W.E.B. Du Bois opened The Souls of Black Folk (1903) by saying “the problem of the 20th century is the problem of the color-line.” Despite the tremendous gains resulting from the Civil Rights Movement’s activism, the “problem of the color-line” remains in place at the turn of the first quarter of the 21st century. This course examines the contributions of major Black authors toward addressing the “problem of the color-line” from the 19th century to today, with a focus on how Black authors have sought dignity and pursuit of the common good within a society beset by racist attitudes and legal structures that lead to disproportionate outcomes. The course puts these authors into dialogues with mainstays from the Catholic Intellectual Tradition to reflect on the nature of human dignity and our pursuit of the common good, and it especially elevates the contributions of under-discussed Black Catholics. The warrant for focusing on Black experiences and anti-Black racism is because this form of racism most directly shapes the history of racism in the US. Students will have the opportunity to investigate other groups’ experiences of racism using the framework provided by our investigation of anti-Black racism.

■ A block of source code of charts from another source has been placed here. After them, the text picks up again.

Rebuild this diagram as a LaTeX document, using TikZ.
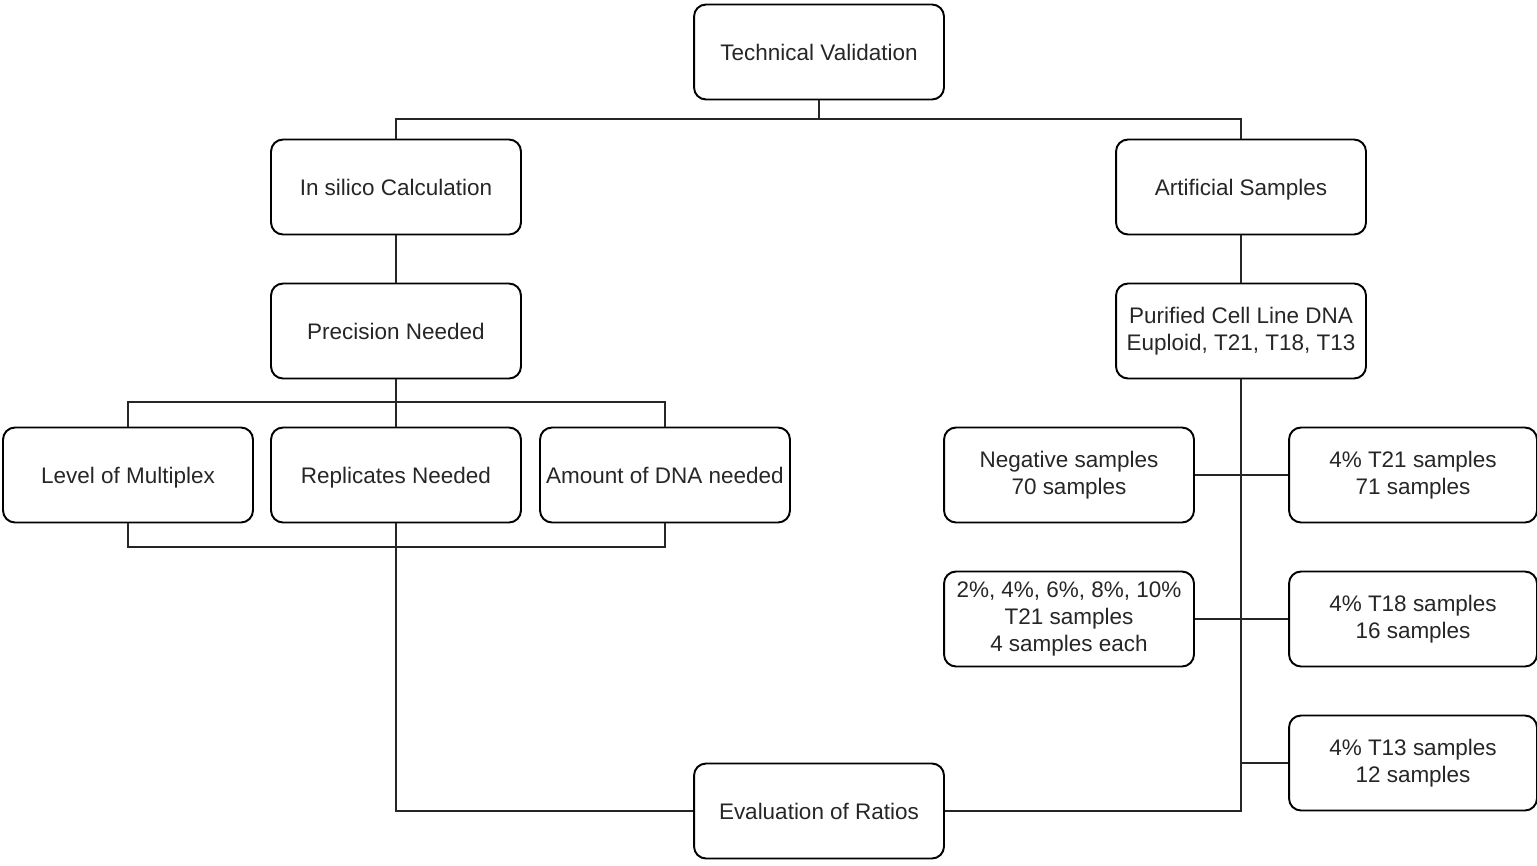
\documentclass[tikz,border=0pt]{standalone}
\usepackage{fontspec}
\setmainfont{Liberation Sans}
\usepackage{tikz}

\begin{document}
\begin{tikzpicture}[x=0.02cm,y=-0.02cm]
\tikzstyle{box}=[draw,rounded corners=0.24cm,line width=1.1pt,minimum width=5cm,minimum height=1.9cm,inner sep=1pt,align=center,font=\fontsize{12.8}{15.4}\selectfont,text=black!85]
\tikzstyle{one}=[text height=1.2em,text depth=0.2em]
\tikzstyle{link}=[line width=1.1pt,black!85]
\useasboundingbox (0,0) rectangle (1537,865);
\node[box,one] (tv) at (819,52) {Technical Validation};
\node[box,one] (silico) at (396,187) {In silico Calculation};
\node[box,one] (art) at (1241,187) {Artificial Samples};
\node[box,one] (prec) at (396,331) {Precision Needed};
\node[box] (dna) at (1241,331) {Purified Cell Line DNA\\Euploid, T21, T18, T13};
\node[box,one] (mult) at (128,475) {Level of Multiplex};
\node[box,one] (rep) at (396,475) {Replicates Needed};
\node[box,one] (amt) at (665,475) {Amount of DNA needed};
\node[box] (neg) at (1069,475) {Negative samples\\70 samples};
\node[box,minimum width=4.96cm] (t21) at (1413,475) {4\% T21 samples\\71 samples};
\node[box] (mix) at (1069,619) {2\%, 4\%, 6\%, 8\%, 10\%\\T21 samples\\4 samples each};
\node[box,minimum width=4.96cm] (t18) at (1413,619) {4\% T18 samples\\16 samples};
\node[box,minimum width=4.96cm] (t13) at (1413,763) {4\% T13 samples\\12 samples};
\node[box,one] (eval) at (819,811) {Evaluation of Ratios};
% top split
\draw[link] (tv.south) -- ++(0,19) -| (silico.north);
\draw[link] (tv.south) -- ++(0,19) -| (art.north);
\draw[link] (silico) -- (prec);
\draw[link] (art) -- (dna);
% precision branches
\draw[link] (prec.south) -- ++(0,23) -| (mult.north);
\draw[link] (prec.south) -- ++(0,23) -| (amt.north);
\draw[link] (prec.south) -- (rep.north);
\draw[link] (mult.south) -- ++(0,24) -| (amt.south);
\draw[link] (rep.south) |- (eval.west);
% sample branches
\draw[link] (dna.south) |- (eval.east);
\draw[link] (neg.east) -- (t21.west);
\draw[link] (mix.east) -- (t18.west);
\draw[link] (t13.west) -- (t13.west -| dna.south);
\end{tikzpicture}
\end{document}
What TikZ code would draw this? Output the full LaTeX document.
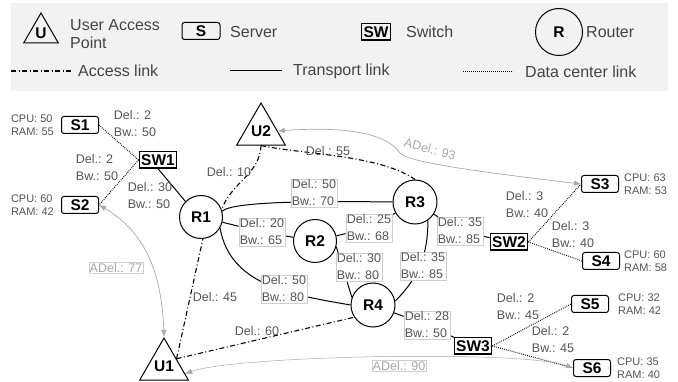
\documentclass[tikz,border=0pt]{standalone}
\usepackage{fontspec}
\setmainfont{Liberation Sans}
\usepackage{tikz}
\usetikzlibrary{shapes.geometric,arrows.meta,positioning,backgrounds}
\definecolor{txtgray}{HTML}{555555}
\definecolor{legtxt}{HTML}{444444}
\definecolor{adgray}{HTML}{A8A8A8}
\definecolor{frgray}{HTML}{CFCFCF}
\definecolor{legbg}{HTML}{F2F2F2}
\newcommand{\namefont}{\fontsize{15.5}{18}\selectfont\bfseries}
\newcommand{\lblfont}{\fontsize{12.5}{17}\selectfont}
\newcommand{\infofont}{\fontsize{11}{13.5}\selectfont}
\newcommand{\legfont}{\fontsize{16}{18}\selectfont}

\begin{document}
\begin{tikzpicture}[x=1pt,y=-1pt]
\tikzstyle{every node}+=[inner sep=0pt]
\tikzstyle{router}=[circle,draw,line width=1pt,minimum size=43pt,font=\namefont]
\tikzstyle{switch}=[rectangle,draw,line width=1.2pt,inner xsep=2pt,inner ysep=2.5pt,text height=11.2pt,text depth=0pt,font=\namefont]
\tikzstyle{server}=[rectangle,rounded corners=2.5pt,draw,line width=1pt,minimum width=37pt,minimum height=17pt,font=\namefont]
\tikzstyle{apoint}=[regular polygon,regular polygon sides=3,draw,line width=1pt,minimum size=48pt,font=\namefont]
\tikzstyle{info}=[align=left,text=txtgray,font=\infofont,inner sep=1pt]
\tikzstyle{dlabel}=[align=left,text=txtgray,font=\lblfont,inner sep=1pt]
\tikzstyle{tlabel}=[dlabel,fill=white,draw=frgray,line width=0.4pt]
\tikzstyle{alabel}=[text=adgray,font=\lblfont,inner sep=1pt]
\tikzstyle{legtext}=[anchor=west,align=left,text=legtxt,font=\legfont]
\tikzstyle{tl}=[line width=1pt]
\tikzstyle{acc}=[line width=1.1pt,dash pattern=on 5pt off 2.5pt on 1pt off 2.5pt]
\tikzstyle{dcl}=[line width=1pt,dash pattern=on 0.8pt off 1.2pt]
\tikzstyle{adel}=[adgray,line width=0.7pt,{Latex[length=7pt,width=5.5pt]}-{Latex[length=7pt,width=5.5pt]}]
\useasboundingbox (0,0) rectangle (678,382);

\node[apoint,minimum size=40pt] (lgU) at (41,33) {U};
\node[legtext] (lgUtxt) at (70,34) {User Access\\Point};
\node[server,minimum width=38pt] (lgS) at (201,31) {S};
\node[legtext] (lgStxt) at (230,32) {Server};
\node[switch] (lgSW) at (376,32) {SW};
\node[legtext] (lgSWtxt) at (406,32) {Switch};
\node[router,minimum size=47pt] (lgR) at (559,32) {R};
\node[legtext] (lgRtxt) at (586,32) {Router};
\coordinate (lgA1) at (11,71);
\coordinate (lgA2) at (73,71);
\node[legtext] (lgAtxt) at (78,71) {Access link};
\coordinate (lgT1) at (230,71);
\coordinate (lgT2) at (282,71);
\node[legtext] (lgTtxt) at (293,71) {Transport link};
\coordinate (lgD1) at (463,72);
\coordinate (lgD2) at (513,72);
\node[legtext] (lgDtxt) at (525,72) {Data center link};

\node[apoint] (U2) at (261,131) {U2};
\node[apoint,minimum size=47pt] (U1) at (164,366) {U1};
\node[router] (R1) at (201,217) {R1};
\node[router] (R2) at (315,241) {R2};
\node[router,minimum size=44pt] (R3) at (415,202) {R3};
\node[router,minimum size=44pt] (R4) at (373,305) {R4};
\node[switch] (SW1) at (158,160) {SW1};
\node[switch] (SW2) at (509,242) {SW2};
\node[switch] (SW3) at (473,346) {SW3};
\node[server] (S1) at (80,125) {S1};
\node[server] (S2) at (80,205) {S2};
\node[server] (S3) at (600,184) {S3};
\node[server] (S4) at (601,261) {S4};
\node[server] (S5) at (590,304) {S5};
\node[server] (S6) at (592,368) {S6};

\node[info,left=6pt of S1] (S1info) {CPU: 50\\RAM: 55};
\node[info,left=6pt of S2] (S2info) {CPU: 60\\RAM: 42};
\node[info,right=4pt of S3] (S3info) {CPU: 63\\RAM: 53};
\node[info,right=3pt of S4] (S4info) {CPU: 60\\RAM: 58};
\node[info,right=8pt of S5] (S5info) {CPU: 32\\RAM: 42};
\node[info,right=5pt of S6] (S6info) {CPU: 35\\RAM: 40};

\node[dlabel] (lS1SW1) at (135,124) {Del.: 2\\Bw.: 50};
\node[dlabel] (lSW1S2) at (97,168) {Del.: 2\\Bw.: 50};
\node[dlabel] (lSW1R1) at (150,196) {Del.: 30\\Bw.: 50};
\node[dlabel] (lR1U2) at (229,172) {Del.: 10};
\node[dlabel] (lU2R3) at (328,151) {Del.: 55};
\node[tlabel] (lR1R3) at (314,193) {Del.: 50\\Bw.: 70};
\node[tlabel] (lR1R2) at (262,232) {Del.: 20\\Bw.: 65};
\node[tlabel] (lR2R3) at (369,228) {Del.: 25\\Bw.: 68};
\node[tlabel] (lR2R4) at (359,267) {Del.: 30\\Bw.: 80};
\node[tlabel] (lR3R4) at (423,266) {Del.: 35\\Bw.: 85};
\node[tlabel] (lR1R4) at (284,289) {Del.: 50\\Bw.: 80};
\node[tlabel] (lR3SW2) at (460,231) {Del.: 35\\Bw.: 85};
\node[tlabel] (lR4SW3) at (427,325) {Del.: 28\\Bw.: 50};
\node[dlabel] (lSW2S3) at (527,205) {Del.: 3\\Bw.: 40};
\node[dlabel] (lSW2S4) at (573,235) {Del.: 3\\Bw.: 40};
\node[dlabel] (lSW3S5) at (518,307) {Del.: 2\\Bw.: 45};
\node[dlabel] (lSW3S6) at (553,340) {Del.: 2\\Bw.: 45};
\node[dlabel] (lU1R1) at (215,297) {Del.: 45};
\node[dlabel] (lU1R4) at (257,331) {Del.: 60};
\node[alabel,draw=frgray,line width=0.4pt] (lS2U1) at (116,268) {ADel.: 77};
\node[alabel,rotate=-14] (lU2S3) at (430,149) {ADel.: 93};
\node[alabel,draw=frgray,line width=0.4pt] (lU1S6) at (399,366) {ADel.: 90};

\begin{scope}[on background layer]
\fill[legbg] (11,3) rectangle (668,91);
\draw[acc] (lgA1) -- (lgA2);
\draw[tl] (lgT1) -- (lgT2);
\draw[dcl] (lgD1) -- (lgD2);

\draw[dcl] (S1.east) -- (SW1.west);
\draw[dcl] (SW1.west) -- (S2.east);
\draw[tl] (SW1.south) -- (R1.135);
\draw[tl] (R1) -- (lR1R2) -- (R2);
\draw[tl] (R1.15) to[out=50,in=180,looseness=0.25] (R3.west);
\draw[tl] (R1.-30) to[out=-80,in=170] (R4.west);
\draw[tl] (R2) -- (lR2R3) -- (R3);
\draw[tl] (R2.-15) -- (R4.160);
\draw[tl] (R3.-55) to[out=-90,in=45] (R4.10);
\draw[tl] (R3) -- (lR3SW2) -- (SW2);
\draw[tl] (R4) -- (lR4SW3) -- (SW3);
\draw[dcl] (SW2.east) -- (S3.west);
\draw[dcl] (SW2.east) -- (S4.west);
\draw[dcl] (SW3.east) -- (S5.west);
\draw[dcl] (SW3.east) -- (S6.west);

\draw[acc] (U2.south) to[out=-93,in=70] (R1.20);
\draw[acc] (U2.south) to[out=-12,in=145,looseness=0.7] (R3.north);
\draw[acc] (U1.30) -- (R1.-85);
\draw[acc] (U1.30) -- (R4.213);

\draw[adel] (S2.east) to[out=-30,in=92] (U1.north);
\draw[adel] (U2.east) .. controls (360,125) and (390,138) .. (400,153) .. controls (406,162) and (480,172) .. (S3.west);
\draw[adel,line width=0.5pt] (U1.-20) to[out=20,in=160,looseness=0.35] (S6.west);
\end{scope}
\end{tikzpicture}
\end{document}
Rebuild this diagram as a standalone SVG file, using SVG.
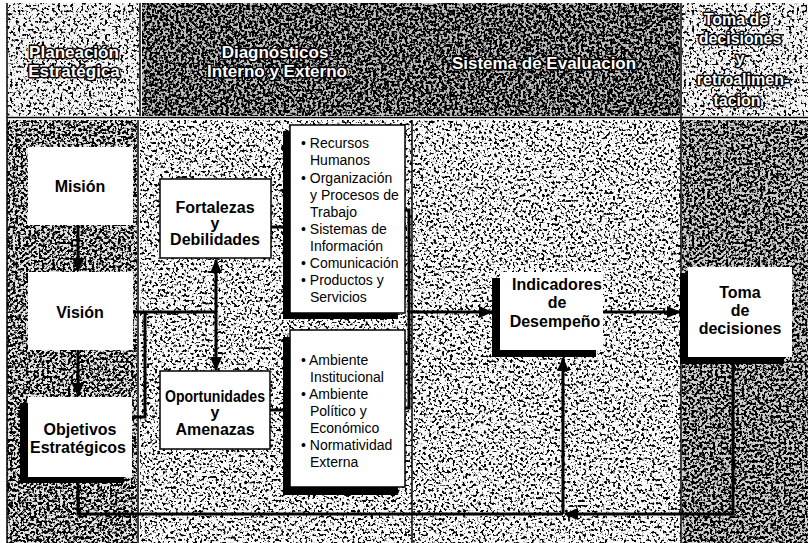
<svg xmlns="http://www.w3.org/2000/svg" width="808" height="543" viewBox="0 0 808 543">
<defs>
<style>
.hd{font-family:"Liberation Sans",Arial,sans-serif;font-weight:bold;font-size:17px;fill:#fff;stroke:#000;stroke-width:3;paint-order:stroke;text-anchor:middle;stroke-linejoin:round}
.h4{font-size:16px}
.bt{font-family:"Liberation Sans",Arial,sans-serif;font-weight:bold;font-size:16px;fill:#000;text-anchor:middle}
.bl{font-family:"Liberation Sans",Arial,sans-serif;font-size:14px;fill:#000}
.box{fill:#fff;stroke:#000;stroke-width:1.5}
.wb{fill:#fff}
.sh{fill:#000}
.ln{fill:none;stroke:#000;stroke-width:3}
.thin{fill:none;stroke:#000;stroke-width:1.5}
.ar{marker-end:url(#ah)}
</style>
<marker id="ah" viewBox="0 0 14 12" markerWidth="14" markerHeight="12" refX="13" refY="6" orient="auto-start-reverse" markerUnits="userSpaceOnUse">
<path d="M0,0 L14,6 L0,12 z" fill="#000"/>
</marker>
<filter id="fLight" x="0" y="0" width="1" height="1" color-interpolation-filters="sRGB">
<feTurbulence type="fractalNoise" baseFrequency="0.38" numOctaves="2" seed="3" result="n"/>
<feColorMatrix in="n" type="matrix" values="0 0 0 0 0  0 0 0 0 0  0 0 0 0 0  -9 0 0 0 4.1" result="d"/>
<feMerge><feMergeNode in="SourceGraphic"/><feMergeNode in="d"/></feMerge>
</filter>
<filter id="fMid" x="0" y="0" width="1" height="1" color-interpolation-filters="sRGB">
<feTurbulence type="fractalNoise" baseFrequency="0.38" numOctaves="2" seed="7" result="n"/>
<feColorMatrix in="n" type="matrix" values="0 0 0 0 0  0 0 0 0 0  0 0 0 0 0  -9 0 0 0 4.2" result="d"/>
<feMerge><feMergeNode in="SourceGraphic"/><feMergeNode in="d"/></feMerge>
</filter>
<filter id="fDark" x="0" y="0" width="1" height="1" color-interpolation-filters="sRGB">
<feTurbulence type="fractalNoise" baseFrequency="0.38" numOctaves="2" seed="11" result="n"/>
<feColorMatrix in="n" type="matrix" values="0 0 0 0 0  0 0 0 0 0  0 0 0 0 0  -9 0 0 0 4.95" result="d"/>
<feMerge><feMergeNode in="SourceGraphic"/><feMergeNode in="d"/></feMerge>
</filter>
<filter id="fHead" x="0" y="0" width="1" height="1" color-interpolation-filters="sRGB">
<feTurbulence type="fractalNoise" baseFrequency="0.38" numOctaves="2" seed="19" result="n"/>
<feColorMatrix in="n" type="matrix" values="0 0 0 0 0  0 0 0 0 0  0 0 0 0 0  -9 0 0 0 5.15" result="d"/>
<feMerge><feMergeNode in="SourceGraphic"/><feMergeNode in="d"/></feMerge>
</filter>
</defs>

<rect x="0" y="0" width="808" height="543" fill="#fff"/>

<g id="background">
<rect x="7" y="3" width="133" height="113" fill="#f4f4f4" filter="url(#fLight)"/>
<rect x="142" y="3" width="538" height="113" fill="#bdbdbd" filter="url(#fHead)"/>
<rect x="682" y="3" width="126" height="113" fill="#f4f4f4" filter="url(#fLight)"/>
<rect x="7" y="120" width="130" height="423" fill="#e4e4e4" filter="url(#fDark)"/>
<rect x="140" y="120" width="272" height="423" fill="#fafafa" filter="url(#fMid)"/>
<rect x="413" y="120" width="268" height="423" fill="#fafafa" filter="url(#fMid)"/>
<rect x="682" y="120" width="126" height="423" fill="#cfcfcf" filter="url(#fDark)"/>
<path class="thin" d="M7,3 V543 M140,3 V116 M138,120 V543 M412,120 V543 M681,3 V543 M7,117.5 H808"/>
</g>

<g id="headers">
<text class="hd" x="74" y="58">Planeación</text>
<text class="hd" x="74" y="77">Estratégica</text>
<text class="hd" x="275" y="58">Diagnósticos</text>
<text class="hd" x="277" y="77">Interno y Externo</text>
<text class="hd" x="544" y="69">Sistema de Evaluacion</text>
<text class="hd h4" x="736" y="25">Toma de</text>
<text class="hd h4" x="740" y="44">decisiones</text>
<text class="hd h4" x="740" y="64">y</text>
<text class="hd h4" x="743" y="85">retroalimen-</text>
<text class="hd h4" x="737" y="106">tacion</text>
</g>

<g id="connectors">
<path class="ln ar" d="M78,225 V271"/>
<path class="ln ar" d="M78,350 V396"/>
<path class="ln" d="M216,260 V370" marker-start="url(#ah)" marker-end="url(#ah)"/>
<path class="ln" d="M133,312 H216"/>
<path class="ln" d="M132,417 H145 V312"/>
<path class="ln" d="M271,227 H284"/>
<path class="ln" d="M270,410 H284"/>
<path class="ln" d="M405,210 H409 V408 H405"/>
<path class="ln ar" d="M409,312 H492"/>
<path class="ln ar" d="M603,312 H680"/>
<path class="ln" d="M78,483 V514 H563"/>
<path class="ln ar" d="M563,514 V358"/>
<path class="ln ar" d="M733,364 V514 H565"/>
</g>

<g id="mision">
<rect class="wb" x="28" y="147" width="105" height="78"/>
<text class="bt" x="80" y="192">Misión</text>
</g>

<g id="vision">
<rect class="wb" x="28" y="272" width="105" height="78"/>
<text class="bt" x="80" y="318">Visión</text>
</g>

<g id="objetivos">
<rect class="sh" x="20" y="403" width="104" height="80"/>
<rect class="wb" x="28" y="397" width="104" height="80"/>
<text class="bt" x="80" y="435">Objetivos</text>
<text class="bt" x="78" y="453">Estratégicos</text>
</g>

<g id="fortalezas">
<rect class="box" x="160" y="179" width="111" height="79"/>
<text class="bt" x="215" y="213">Fortalezas</text>
<text class="bt" x="215" y="229">y</text>
<text class="bt" x="215" y="245">Debilidades</text>
</g>

<g id="oportunidades">
<rect class="box" x="160" y="371" width="110" height="78"/>
<text class="bt" x="215" y="402" textLength="100" lengthAdjust="spacingAndGlyphs">Oportunidades</text>
<text class="bt" x="215" y="418">y</text>
<text class="bt" x="215" y="435">Amenazas</text>
</g>

<g id="interno">
<rect class="sh" x="283" y="131" width="115" height="188"/>
<rect class="box" x="290" y="125" width="115" height="188"/>
<text class="bl" x="301" y="148">• Recursos</text>
<text class="bl" x="310" y="165">Humanos</text>
<text class="bl" x="301" y="183">• Organización</text>
<text class="bl" x="310" y="200">y Procesos de</text>
<text class="bl" x="310" y="217">Trabajo</text>
<text class="bl" x="301" y="234">• Sistemas de</text>
<text class="bl" x="310" y="251">Información</text>
<text class="bl" x="301" y="268">• Comunicación</text>
<text class="bl" x="301" y="285">• Productos y</text>
<text class="bl" x="310" y="302">Servicios</text>
</g>

<g id="externo">
<rect class="sh" x="283" y="337" width="115" height="158"/>
<rect class="box" x="290" y="330" width="115" height="157"/>
<text class="bl" x="301" y="365">• Ambiente</text>
<text class="bl" x="310" y="382">Institucional</text>
<text class="bl" x="301" y="399">• Ambiente</text>
<text class="bl" x="310" y="416">Político y</text>
<text class="bl" x="310" y="433">Económico</text>
<text class="bl" x="301" y="450">• Normatividad</text>
<text class="bl" x="310" y="467">Externa</text>
</g>

<g id="indicadores">
<rect class="sh" x="492" y="278" width="104" height="79"/>
<rect class="wb" x="500" y="272" width="103" height="78"/>
<text class="bt" x="557" y="290">Indicadores</text>
<text class="bt" x="557" y="308">de</text>
<text class="bt" x="555" y="327">Desempeño</text>
</g>

<g id="toma">
<rect class="sh" x="680" y="273" width="104" height="91"/>
<rect class="wb" x="688" y="267" width="104" height="90"/>
<text class="bt" x="740" y="298">Toma</text>
<text class="bt" x="740" y="316">de</text>
<text class="bt" x="740" y="334">decisiones</text>
</g>
</svg>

The course begins with literary texts from the 19th and early 20th century alongside legal texts to help students recognize the varieties of racial prejudice and their effects. It utilizes the distinction in Catholic theology between original sin and actual sin to help articulate the distinction to be drawn between, on the one hand, racist acts, laws, and norms for which particular actors are guilty and, on the other hand, the lingering consequences of such acts, laws, and norms, for which all are responsible, regardless of individual guilt, if we are to promote the common good and the healing of the “hidden wound” (Berry) of racism. Thinkers to be treated in this part of the course are court cases (Plessy v. Ferguson) and fiction writers (Kate Chopin, Flannery O’Connor, C.S. Lewis), as well as short excerpts from the Catholic Intellectual Tradition on the notions of sin, guilt, responsibility, and the common good (e.g., Plato, Augustine).
The course then turns to a historical survey of major Black authors, focusing on their accounts of their own experiences and the philosophical and theoretical tools they develop to explain their experiences. This is the bulk of the course. Key figures are Frederick Douglass, W.E.B. Du Bois, James Baldwin, Martin Luther King, Malcolm X, and Ta-Nehisi Coates. Black feminist authors, such as Audre Lorde and bell hooks, will also be included. Students will be prompted to see how the “racial contract” (as Charles Mills explains) can rewrite itself to accommodate shifting legal and social realities, such that racism persists (e.g., from slavery to Jim Crow, from Jim Crow to mass incarceration and police brutality, etc.). Major concepts and issues will include the role of literacy, the goal and function of education, the meaning of struggle, violent and non-violent resistance, the way that race hierarchy is a “fixed star” in white consciousness, double-consciousness, the Veil, oppression, and historically-minded sociological analysis.
The course then turns toward systematic questions in our contemporary moment, following the conclusion of Coates’s Between the World and Me. Integrating the key ideas and arguments from earlier figures, we ask what needs to change in our systems of education, law, norms, wealth distribution, etc. in order to promote Black dignity and heal the “hidden wound.” Special emphasis will be placed on the dignity of labor, using texts from Tocqueville, Marx, Wendell Berry, Hannah Arendt, and Catholic social teaching (e.g., Laborem exercens). Special emphasis will also be placed on the contributions of recent Black Catholics (e.g., Brian Massingale on the necessity for lamentation).
This class will serve to fulfill the Humanitistic Inquiry LAE requirement in that it will engage a number of historical and contemporary texts that raise important questions about how different groups of people engage one in another in American society, especially concerning race. It will prompt students to reflect on human nature, the nature of human dignity, and the nature of human community. The course will fulfill the Social and Global Awareness requirement by engaging with a number of social issues in US culture and their historical relations to experiences abroad (e.g., the treatment of Black GIs in WWII in Europe vs. in America, trips that each of the major figures covered took abroad and the different experiences they had there, etc.).